DO THIS: Pick every line with "matplotlib" from the material below.

------ DATA ------

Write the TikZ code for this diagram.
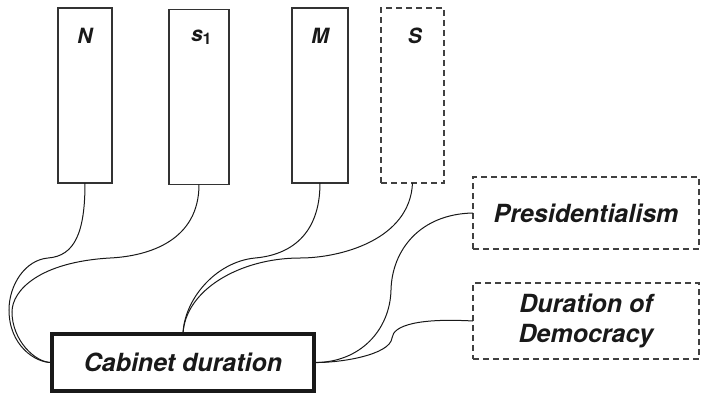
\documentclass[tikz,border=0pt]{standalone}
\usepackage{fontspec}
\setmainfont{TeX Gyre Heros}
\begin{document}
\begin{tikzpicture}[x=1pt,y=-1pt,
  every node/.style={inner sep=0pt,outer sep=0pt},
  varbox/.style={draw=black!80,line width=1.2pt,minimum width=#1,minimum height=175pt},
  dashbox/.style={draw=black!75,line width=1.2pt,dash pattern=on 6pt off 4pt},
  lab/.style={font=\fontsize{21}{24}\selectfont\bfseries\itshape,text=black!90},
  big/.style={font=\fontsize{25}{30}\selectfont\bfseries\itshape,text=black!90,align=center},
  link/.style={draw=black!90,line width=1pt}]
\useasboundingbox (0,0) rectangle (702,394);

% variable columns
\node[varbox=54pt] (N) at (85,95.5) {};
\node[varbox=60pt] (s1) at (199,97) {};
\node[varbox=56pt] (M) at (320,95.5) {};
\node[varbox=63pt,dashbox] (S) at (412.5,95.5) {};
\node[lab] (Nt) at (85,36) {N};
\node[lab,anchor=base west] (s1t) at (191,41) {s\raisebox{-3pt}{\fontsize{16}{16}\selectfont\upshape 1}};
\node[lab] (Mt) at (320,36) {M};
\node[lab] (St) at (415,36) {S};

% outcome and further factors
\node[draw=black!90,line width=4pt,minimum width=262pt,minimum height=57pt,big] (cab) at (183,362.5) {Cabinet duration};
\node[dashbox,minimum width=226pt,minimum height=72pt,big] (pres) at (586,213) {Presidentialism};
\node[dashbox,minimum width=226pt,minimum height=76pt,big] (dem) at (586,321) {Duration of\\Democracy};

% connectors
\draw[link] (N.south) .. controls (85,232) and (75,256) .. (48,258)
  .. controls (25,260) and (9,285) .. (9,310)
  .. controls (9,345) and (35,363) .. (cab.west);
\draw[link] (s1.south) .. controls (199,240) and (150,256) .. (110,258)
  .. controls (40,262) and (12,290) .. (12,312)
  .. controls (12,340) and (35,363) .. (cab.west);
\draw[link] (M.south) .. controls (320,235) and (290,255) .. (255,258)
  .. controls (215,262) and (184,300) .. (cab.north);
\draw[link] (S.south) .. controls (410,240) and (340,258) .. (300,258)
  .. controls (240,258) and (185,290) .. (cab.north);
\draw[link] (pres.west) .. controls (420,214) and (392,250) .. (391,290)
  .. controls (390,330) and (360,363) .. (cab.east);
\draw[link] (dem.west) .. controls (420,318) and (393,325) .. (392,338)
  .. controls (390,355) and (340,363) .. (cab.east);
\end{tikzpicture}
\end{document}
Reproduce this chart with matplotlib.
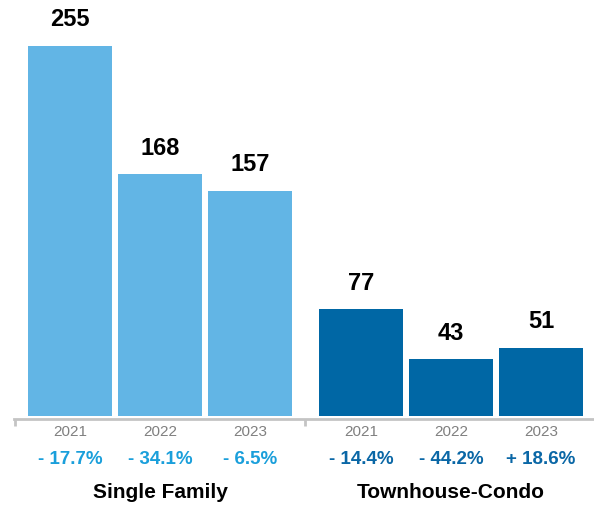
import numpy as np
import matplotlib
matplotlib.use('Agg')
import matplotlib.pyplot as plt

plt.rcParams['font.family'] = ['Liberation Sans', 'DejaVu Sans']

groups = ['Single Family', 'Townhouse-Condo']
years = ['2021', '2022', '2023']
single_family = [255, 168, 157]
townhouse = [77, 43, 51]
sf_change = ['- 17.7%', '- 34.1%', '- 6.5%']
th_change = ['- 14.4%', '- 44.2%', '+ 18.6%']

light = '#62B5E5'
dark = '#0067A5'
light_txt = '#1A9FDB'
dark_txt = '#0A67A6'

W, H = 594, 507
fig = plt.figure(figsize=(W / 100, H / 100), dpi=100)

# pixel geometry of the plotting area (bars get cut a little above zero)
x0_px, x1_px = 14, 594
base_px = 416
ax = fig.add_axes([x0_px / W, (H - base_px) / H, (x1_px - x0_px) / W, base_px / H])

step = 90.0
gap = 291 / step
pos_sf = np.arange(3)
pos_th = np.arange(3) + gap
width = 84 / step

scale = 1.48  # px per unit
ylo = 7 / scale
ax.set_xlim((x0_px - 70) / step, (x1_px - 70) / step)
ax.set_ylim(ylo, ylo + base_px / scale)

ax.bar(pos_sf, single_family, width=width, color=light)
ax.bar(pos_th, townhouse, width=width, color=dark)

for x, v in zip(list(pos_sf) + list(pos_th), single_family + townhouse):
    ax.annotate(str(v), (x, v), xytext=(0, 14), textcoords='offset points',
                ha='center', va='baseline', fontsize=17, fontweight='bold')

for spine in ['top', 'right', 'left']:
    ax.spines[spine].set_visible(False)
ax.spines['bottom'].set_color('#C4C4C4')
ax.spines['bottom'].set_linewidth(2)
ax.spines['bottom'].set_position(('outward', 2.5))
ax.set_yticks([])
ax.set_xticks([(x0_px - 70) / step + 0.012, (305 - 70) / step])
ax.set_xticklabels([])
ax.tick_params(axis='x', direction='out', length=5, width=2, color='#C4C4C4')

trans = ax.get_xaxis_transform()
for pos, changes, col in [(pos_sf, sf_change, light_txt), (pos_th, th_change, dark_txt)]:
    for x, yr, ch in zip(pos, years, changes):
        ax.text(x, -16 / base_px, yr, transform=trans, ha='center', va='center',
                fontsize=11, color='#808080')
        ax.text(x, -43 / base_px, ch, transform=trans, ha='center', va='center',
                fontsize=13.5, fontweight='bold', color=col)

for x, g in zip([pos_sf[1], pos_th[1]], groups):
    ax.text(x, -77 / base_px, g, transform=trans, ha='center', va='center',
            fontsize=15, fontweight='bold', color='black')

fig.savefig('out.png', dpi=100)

------

SOLVED PROBLEM:
Reproduce this chart with matplotlib.
import matplotlib
matplotlib.use('Agg')
import matplotlib.pyplot as plt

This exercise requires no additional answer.